I have recently returned from three weeks in the United States of America, the longest continuous visit I have made to that country, and it has proved to be most enlightening.
America is both wonderful and awful, delightful and maddening, beautiful and ugly, full of charm and full of rudeness, wonderfully efficient and stupidly incompetent. It is, in short, the best and worst of all the world in one country.
We saw the most spectacular scenery of national parks that rivalled anything in New Zealand and glimpsed the back ends of the big cities that were worse than anything in South Auckland or Porirua East. We stayed in spacious accommodation with everything a traveller could need and in hotels where the service was worse than Basil Fawlty's. We enjoyed superb food and wine in great restaurants and found places where we could eat nothing but sugery doughnuts and greasy fries. We enjoyed the company of some of the most charming people we have met in our travels and were shouted at by arrogant officials who were incapable of understanding that their jobs were to serve the public.
And yet America was comfortably familiar, even to those of our group who had not been there before. At heart we share similar values and traditions, founded in a common European colonial history that has given us human rights, the rule of law and our democratic form of government. We are, of course, exposed to so much American culture every day.
But there are pronouced differences between us that have grown in recent years. Americans have always had a more defined sense of nationhood than we in New Zealand. They have always been very patriotic, although in the decades following World War 2 this was a proud, expansive form of patriotism - "look at us, haven't we done well!" Recently it has become a neurotic, defensive patriotism that manifests as jingoism and xenophobia.
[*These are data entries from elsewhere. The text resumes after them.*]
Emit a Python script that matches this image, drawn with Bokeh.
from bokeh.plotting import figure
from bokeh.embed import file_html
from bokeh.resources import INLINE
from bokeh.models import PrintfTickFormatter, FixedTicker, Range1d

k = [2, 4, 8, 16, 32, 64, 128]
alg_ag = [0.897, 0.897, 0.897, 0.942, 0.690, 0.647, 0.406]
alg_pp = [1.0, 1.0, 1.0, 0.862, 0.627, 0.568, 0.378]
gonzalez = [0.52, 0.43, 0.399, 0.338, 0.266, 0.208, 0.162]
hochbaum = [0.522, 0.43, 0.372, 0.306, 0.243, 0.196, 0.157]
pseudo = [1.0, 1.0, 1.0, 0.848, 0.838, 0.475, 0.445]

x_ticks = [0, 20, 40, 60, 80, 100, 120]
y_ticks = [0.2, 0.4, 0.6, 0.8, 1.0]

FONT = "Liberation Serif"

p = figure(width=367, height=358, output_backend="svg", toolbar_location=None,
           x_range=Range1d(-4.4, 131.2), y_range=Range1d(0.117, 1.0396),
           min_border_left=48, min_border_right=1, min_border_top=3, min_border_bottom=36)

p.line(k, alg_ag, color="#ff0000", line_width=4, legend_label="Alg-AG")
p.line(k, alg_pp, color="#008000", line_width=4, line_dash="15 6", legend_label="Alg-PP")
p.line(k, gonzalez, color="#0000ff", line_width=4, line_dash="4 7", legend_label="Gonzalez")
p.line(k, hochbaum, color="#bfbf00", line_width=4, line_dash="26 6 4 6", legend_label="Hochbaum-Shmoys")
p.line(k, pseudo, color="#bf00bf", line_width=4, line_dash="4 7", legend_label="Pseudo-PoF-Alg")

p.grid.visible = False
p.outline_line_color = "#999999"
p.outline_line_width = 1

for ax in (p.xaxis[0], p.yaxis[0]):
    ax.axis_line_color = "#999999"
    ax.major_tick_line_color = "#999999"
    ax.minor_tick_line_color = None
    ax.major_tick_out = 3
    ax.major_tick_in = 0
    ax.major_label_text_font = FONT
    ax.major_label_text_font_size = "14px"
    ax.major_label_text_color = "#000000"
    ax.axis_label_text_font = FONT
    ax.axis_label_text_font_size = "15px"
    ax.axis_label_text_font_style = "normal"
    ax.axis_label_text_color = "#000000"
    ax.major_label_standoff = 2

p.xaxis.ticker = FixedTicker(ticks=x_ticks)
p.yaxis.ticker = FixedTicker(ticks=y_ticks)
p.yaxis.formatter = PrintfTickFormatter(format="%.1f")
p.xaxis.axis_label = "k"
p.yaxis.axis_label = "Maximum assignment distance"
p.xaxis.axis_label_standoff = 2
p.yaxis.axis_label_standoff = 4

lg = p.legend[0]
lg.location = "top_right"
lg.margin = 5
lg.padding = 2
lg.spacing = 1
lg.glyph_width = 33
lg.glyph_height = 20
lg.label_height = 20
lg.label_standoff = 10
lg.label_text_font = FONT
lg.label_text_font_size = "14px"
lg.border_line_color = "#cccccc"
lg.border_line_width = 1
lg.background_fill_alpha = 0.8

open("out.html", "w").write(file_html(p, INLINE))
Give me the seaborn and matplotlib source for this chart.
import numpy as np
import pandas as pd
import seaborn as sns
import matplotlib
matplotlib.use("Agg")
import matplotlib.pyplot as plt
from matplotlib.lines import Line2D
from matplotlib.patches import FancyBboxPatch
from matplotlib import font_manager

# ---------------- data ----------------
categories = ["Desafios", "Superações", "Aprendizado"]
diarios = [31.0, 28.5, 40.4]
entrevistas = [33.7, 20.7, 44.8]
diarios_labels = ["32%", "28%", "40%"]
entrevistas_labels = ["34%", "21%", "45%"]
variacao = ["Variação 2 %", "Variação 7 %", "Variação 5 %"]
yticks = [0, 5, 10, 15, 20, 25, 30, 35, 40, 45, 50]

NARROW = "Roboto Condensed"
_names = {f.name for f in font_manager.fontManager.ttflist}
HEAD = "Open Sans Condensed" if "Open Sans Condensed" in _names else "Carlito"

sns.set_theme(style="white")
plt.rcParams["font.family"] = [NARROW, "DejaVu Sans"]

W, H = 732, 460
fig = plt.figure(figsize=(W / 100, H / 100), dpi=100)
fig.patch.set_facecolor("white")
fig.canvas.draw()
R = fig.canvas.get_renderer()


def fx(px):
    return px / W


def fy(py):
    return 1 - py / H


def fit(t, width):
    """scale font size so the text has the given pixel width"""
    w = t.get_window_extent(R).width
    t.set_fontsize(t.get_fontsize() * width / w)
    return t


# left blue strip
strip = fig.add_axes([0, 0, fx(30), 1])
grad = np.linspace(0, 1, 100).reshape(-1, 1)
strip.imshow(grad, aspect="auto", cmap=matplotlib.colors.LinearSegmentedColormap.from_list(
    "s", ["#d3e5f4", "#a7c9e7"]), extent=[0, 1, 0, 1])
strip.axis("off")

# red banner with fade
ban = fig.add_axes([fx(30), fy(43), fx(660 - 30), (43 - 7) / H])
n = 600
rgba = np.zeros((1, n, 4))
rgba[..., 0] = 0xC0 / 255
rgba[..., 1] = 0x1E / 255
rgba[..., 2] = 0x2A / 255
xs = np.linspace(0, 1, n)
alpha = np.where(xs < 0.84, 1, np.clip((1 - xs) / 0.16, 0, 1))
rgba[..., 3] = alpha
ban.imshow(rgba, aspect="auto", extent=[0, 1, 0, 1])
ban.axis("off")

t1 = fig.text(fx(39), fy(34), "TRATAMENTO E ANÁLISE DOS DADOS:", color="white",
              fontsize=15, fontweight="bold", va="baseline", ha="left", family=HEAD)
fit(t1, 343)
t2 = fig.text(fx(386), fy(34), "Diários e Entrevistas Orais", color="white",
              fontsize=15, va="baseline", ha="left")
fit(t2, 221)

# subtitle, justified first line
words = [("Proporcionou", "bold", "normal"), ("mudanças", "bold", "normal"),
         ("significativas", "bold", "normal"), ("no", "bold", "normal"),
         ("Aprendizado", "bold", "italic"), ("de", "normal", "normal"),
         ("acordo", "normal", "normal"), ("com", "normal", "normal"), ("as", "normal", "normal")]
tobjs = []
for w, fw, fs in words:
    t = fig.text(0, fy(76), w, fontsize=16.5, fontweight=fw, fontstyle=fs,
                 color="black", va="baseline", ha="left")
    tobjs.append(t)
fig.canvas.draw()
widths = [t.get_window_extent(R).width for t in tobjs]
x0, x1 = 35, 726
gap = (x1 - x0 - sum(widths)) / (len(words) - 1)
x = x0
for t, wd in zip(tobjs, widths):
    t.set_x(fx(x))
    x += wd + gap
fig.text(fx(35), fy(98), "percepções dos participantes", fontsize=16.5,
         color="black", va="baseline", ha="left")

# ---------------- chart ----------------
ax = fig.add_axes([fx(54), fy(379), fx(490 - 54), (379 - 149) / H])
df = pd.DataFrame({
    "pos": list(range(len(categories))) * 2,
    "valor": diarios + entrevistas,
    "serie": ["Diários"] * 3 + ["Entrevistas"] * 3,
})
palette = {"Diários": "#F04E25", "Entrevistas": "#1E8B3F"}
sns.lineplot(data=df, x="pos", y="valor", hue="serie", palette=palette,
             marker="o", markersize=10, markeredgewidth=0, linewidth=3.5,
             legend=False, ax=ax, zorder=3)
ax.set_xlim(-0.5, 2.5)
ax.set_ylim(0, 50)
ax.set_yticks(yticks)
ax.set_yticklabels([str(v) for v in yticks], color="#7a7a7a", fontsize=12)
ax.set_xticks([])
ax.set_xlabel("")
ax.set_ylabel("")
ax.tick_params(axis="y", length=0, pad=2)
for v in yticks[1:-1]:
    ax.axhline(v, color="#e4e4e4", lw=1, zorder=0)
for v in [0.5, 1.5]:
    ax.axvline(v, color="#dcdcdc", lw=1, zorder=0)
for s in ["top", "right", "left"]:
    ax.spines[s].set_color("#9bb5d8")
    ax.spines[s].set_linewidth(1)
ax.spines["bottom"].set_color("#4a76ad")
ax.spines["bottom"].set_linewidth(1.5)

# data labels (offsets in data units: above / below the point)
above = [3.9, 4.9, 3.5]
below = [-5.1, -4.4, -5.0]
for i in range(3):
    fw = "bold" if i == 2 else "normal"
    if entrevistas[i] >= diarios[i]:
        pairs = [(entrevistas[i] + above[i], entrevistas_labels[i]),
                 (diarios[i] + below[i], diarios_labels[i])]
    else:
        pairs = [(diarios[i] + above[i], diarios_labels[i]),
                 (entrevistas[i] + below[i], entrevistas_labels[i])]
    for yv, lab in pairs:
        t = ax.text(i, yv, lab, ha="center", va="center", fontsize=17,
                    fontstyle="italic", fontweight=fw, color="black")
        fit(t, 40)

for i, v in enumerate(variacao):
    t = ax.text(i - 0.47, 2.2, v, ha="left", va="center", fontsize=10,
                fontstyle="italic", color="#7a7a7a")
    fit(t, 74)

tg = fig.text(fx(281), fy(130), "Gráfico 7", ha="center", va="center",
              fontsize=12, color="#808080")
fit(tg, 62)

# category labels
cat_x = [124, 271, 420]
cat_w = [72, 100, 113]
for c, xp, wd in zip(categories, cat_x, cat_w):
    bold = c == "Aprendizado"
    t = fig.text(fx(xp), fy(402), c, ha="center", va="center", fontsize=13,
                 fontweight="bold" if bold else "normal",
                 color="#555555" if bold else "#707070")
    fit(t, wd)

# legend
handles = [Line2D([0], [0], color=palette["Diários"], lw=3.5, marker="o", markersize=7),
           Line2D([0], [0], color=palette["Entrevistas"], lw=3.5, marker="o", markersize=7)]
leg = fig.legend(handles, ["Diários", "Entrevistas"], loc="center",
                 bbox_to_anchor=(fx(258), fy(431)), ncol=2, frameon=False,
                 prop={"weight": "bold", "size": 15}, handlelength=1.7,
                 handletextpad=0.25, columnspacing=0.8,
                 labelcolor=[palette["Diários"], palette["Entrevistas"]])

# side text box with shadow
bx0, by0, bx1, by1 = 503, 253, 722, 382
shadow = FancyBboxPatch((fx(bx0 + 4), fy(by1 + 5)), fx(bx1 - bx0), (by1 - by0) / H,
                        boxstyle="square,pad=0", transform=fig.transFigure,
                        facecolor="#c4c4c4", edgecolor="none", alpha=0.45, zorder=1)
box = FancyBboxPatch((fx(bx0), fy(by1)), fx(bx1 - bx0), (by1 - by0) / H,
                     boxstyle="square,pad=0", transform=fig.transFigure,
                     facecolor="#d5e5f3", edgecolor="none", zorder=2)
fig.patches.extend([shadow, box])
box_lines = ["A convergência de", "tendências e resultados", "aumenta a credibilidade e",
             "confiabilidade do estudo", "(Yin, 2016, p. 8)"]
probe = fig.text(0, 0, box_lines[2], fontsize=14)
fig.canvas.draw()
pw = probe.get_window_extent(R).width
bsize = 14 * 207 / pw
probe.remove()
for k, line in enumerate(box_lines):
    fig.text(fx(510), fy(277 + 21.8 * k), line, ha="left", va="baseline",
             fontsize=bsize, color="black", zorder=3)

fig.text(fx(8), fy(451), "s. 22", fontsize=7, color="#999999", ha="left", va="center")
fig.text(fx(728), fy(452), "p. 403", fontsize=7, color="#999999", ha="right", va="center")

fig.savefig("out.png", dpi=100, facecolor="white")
America has turned into a nation of fear. People everywhere are scared and none more so than those who exercise authority. You can see it in the faces of the policemen, security guards and officials you encounter at the checkpoints and searches that greet you at the entrance to every public building or place where people congregate - we even had our bags scanned entering a food court in a Washington DC shopping mall. The fear and stress expresses itself in a complete lack of respect and courtesy by officials in their dealings with the public. This is a noticable change for people that were once renown for their courtesy and respect. There is none of the relaxed competence that you encounter from New Zealand public officials and service staff. The contrast was most noticeable when we re-entered New Zealand and passed through the friendly and efficient Customs and Biosecurity checks. In the United States, we encountered no one in a position of authority who went about their job with this relaxed confidence.
Americans we spoke to were bewildered by what their country has become. Certainly they do not like it, but they can see no way out of the locked cell they have created for themselves. As one local said, "Osama Bin Laden has won. If he set out to turn America into a nation of fear, he has achieved that." What is the point of being the most powerful nation on earth if its people cannot have lunch in a shopping mall without having to go through onerous security checks?
For the first time in a number of visits to America, I was glad I did not have to live there.